Business, government and academic activities almost always require the collection and analysis of data. One of the ways to represent numerical data is through graphs, histograms and charts. These visualization techniques allow people to gain better insight into problems and devise solutions. Gaps, clusters and outliers are characteristics of data sets that influence mathematical analysis and are readily visible on visual representations.
Holes in the Data
Gaps refer to missing areas in a data set. For example, if a scientific experiment collects temperature data in the range of 50 degrees Fahrenheit to 100 degrees Fahrenheit, but nothing between 70 and 80 degrees, that would represent a gap in the data set. A line plot of this data set would have "x" marks for temperatures between 50 and 70 and again between 80 and 100, but there would be nothing between 70 and 80. Researchers can dig deeper and explore why certain data points do not show up in a collected sample.

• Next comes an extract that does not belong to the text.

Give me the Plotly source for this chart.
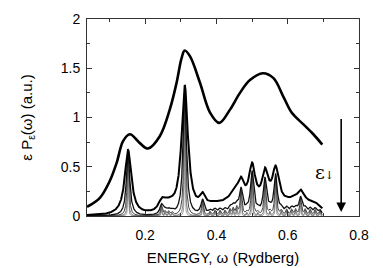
import numpy as np
import plotly.graph_objects as go

# Broadest spectrum (thick curve)
omega_broad = [0.0368, 0.073, 0.10, 0.12, 0.138, 0.157, 0.185, 0.208, 0.241, 0.269, 0.288,
               0.302, 0.311, 0.326, 0.354, 0.382, 0.408, 0.438, 0.466, 0.494, 0.53, 0.56,
               0.588, 0.611, 0.644, 0.672, 0.697]
value_broad = [0.093, 0.185, 0.35, 0.54, 0.76, 0.83, 0.74, 0.685, 0.81, 1.08, 1.35,
               1.60, 1.68, 1.62, 1.35, 1.05, 0.945, 1.08, 1.25, 1.38, 1.45, 1.40,
               1.21, 1.05, 0.93, 0.83, 0.725]

# Excitation lines (position in Rydberg, peak height of eps*P)
peak_pos = [0.152, 0.246, 0.256, 0.266, 0.276, 0.311, 0.361, 0.382, 0.396, 0.410, 0.424,
            0.438, 0.447, 0.457, 0.469, 0.485, 0.500, 0.516, 0.536, 0.550, 0.566, 0.582,
            0.597, 0.611, 0.622, 0.636, 0.649, 0.663, 0.677, 0.690]
peak_height = [0.66, 0.10, 0.04, 0.04, 0.03, 1.30, 0.15, 0.04, 0.05, 0.05, 0.05,
               0.06, 0.07, 0.08, 0.25, 0.03, 0.43, 0.03, 0.36, 0.04, 0.40, 0.05,
               0.06, 0.06, 0.06, 0.17, 0.06, 0.06, 0.06, 0.05]

# Broadening parameters epsilon (Rydberg) of the narrower spectra, largest first
epsilons = [0.011, 0.0055, 0.003, 0.0016, 0.0008]
line_colors = ["#000000", "#111111", "#444444", "#666666", "#888888"]
line_widths = [2.0, 1.3, 1.0, 0.8, 0.8]

x_ticks = [0.2, 0.4, 0.6, 0.8]
y_ticks = [0, 0.5, 1, 1.5, 2]

omega_grid = np.union1d(np.arange(0.0368, 0.697, 0.0002), np.array(peak_pos))
pp = np.array(peak_pos)[:, None]
hh = np.array(peak_height)[:, None]

fig = go.Figure()
for eps, col, lw in zip(epsilons[::-1], line_colors[::-1], line_widths[::-1]):
    spec = (hh * eps**2 / ((omega_grid[None, :] - pp) ** 2 + eps**2)).sum(axis=0)
    fig.add_trace(go.Scatter(x=omega_grid, y=spec, mode="lines",
                             line=dict(color=col, width=lw), showlegend=False,
                             hoverinfo="skip"))

fig.add_trace(go.Scatter(x=omega_broad, y=value_broad, mode="lines",
                         line=dict(color="black", width=2.6, shape="spline", smoothing=1.0),
                         showlegend=False))

font_family = "Liberation Sans, Arial, sans-serif"
axis_common = dict(showline=True, linecolor="#333333", linewidth=1, mirror="ticks",
                   ticks="inside", ticklen=5, tickwidth=1, tickcolor="#333333",
                   showgrid=False, zeroline=False, automargin=False,
                   tickfont=dict(family=font_family, size=14, color="black"))

# The page body adds an 8 px offset, so the figure is sized to fit the 383x268 window
fig.update_layout(
    template="none",
    width=375, height=260,
    margin=dict(l=79, r=24, t=11, b=52),
    paper_bgcolor="white", plot_bgcolor="white",
    font=dict(family=font_family, color="black"),
    xaxis=dict(range=[0.0368, 0.8], tickvals=x_ticks, ticktext=[str(v) for v in x_ticks],
               minor=dict(dtick=0.1, tick0=0, ticks="inside", ticklen=3, tickcolor="#333333"),
               ticklabelstandoff=6,
               title=dict(text="ENERGY, ω (Rydberg)", font=dict(size=15), standoff=10),
               **axis_common),
    yaxis=dict(range=[0, 2], tickvals=y_ticks, ticktext=["0", "0.5", "1", "1.5", "2"],
               minor=dict(dtick=0.25, tick0=0, ticks="inside", ticklen=3, tickcolor="#333333"),
               ticklabelstandoff=3,
               title=dict(text="ε P<sub>ε</sub>(ω) (a.u.)", font=dict(size=15), standoff=24),
               **axis_common),
    annotations=[
        dict(x=0.75, y=0.04, ax=0.75, ay=1.0, xref="x", yref="y", axref="x", ayref="y",
             showarrow=True, arrowhead=2, arrowsize=1.2, arrowwidth=1.6, arrowcolor="black",
             text=""),
        dict(x=0.703, y=0.45, xref="x", yref="y", showarrow=False,
             text="ε<span style='font-size:11px'>↓</span>",
             font=dict(family="DejaVu Serif, serif", size=19, color="black")),
    ],
)

fig.write_html("out.html")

Clusters are isolated groups of data points. Line plots, which are one of the ways to represent data sets, are lines with "x" marks placed above specific numbers to depict their frequency of occurrence in the data set. A cluster is depicted as a collection of these "x" marks in a small interval or data subset. For example, if the exam scores for a class of 10 students are 74, 75, 80, 72, 74, 75, 76, 86, 88 and 73, the most "x" marks on a line plot would be in the 72-to-76 score interval. This would represent a data cluster. Note the frequency for 74 and 75 is two, but for all other scores, it is one.
At the Extremes
Outliers are extreme values -- data points that lie significantly outside other values in a data set. An outlier must be significantly less than or greater than the majority of numbers in a data set. The definition of "extreme" depends on the circumstance and a consensus of the analysts involved in the research. Outliers might be bad data points, also known as noise, or they might contain valuable information about the phenomenon being investigated and the data collection methodology itself. For example, if class scores are mostly in the 70-to-80 range, but a couple of scores are in the low 50s, those might represent outliers.
Putting it All Together
Gaps, outliers and clusters in data sets can impact the results of mathematical analysis. Gaps and clusters might represent errors in the data collection methodology. For example, if a telephone survey polls only certain area codes, such as low-income housing complexes or high-end suburban residential areas, and not a broad cross-section of the population, chances are there will be gaps and clusters in the data. Outliers can skew the mean or average value of a data set. For example, the mean or average value of a data set consisting of four numbers -- 50, 55, 65 and 90 -- is 65. Without the outlier 90, however, the mean is about 57.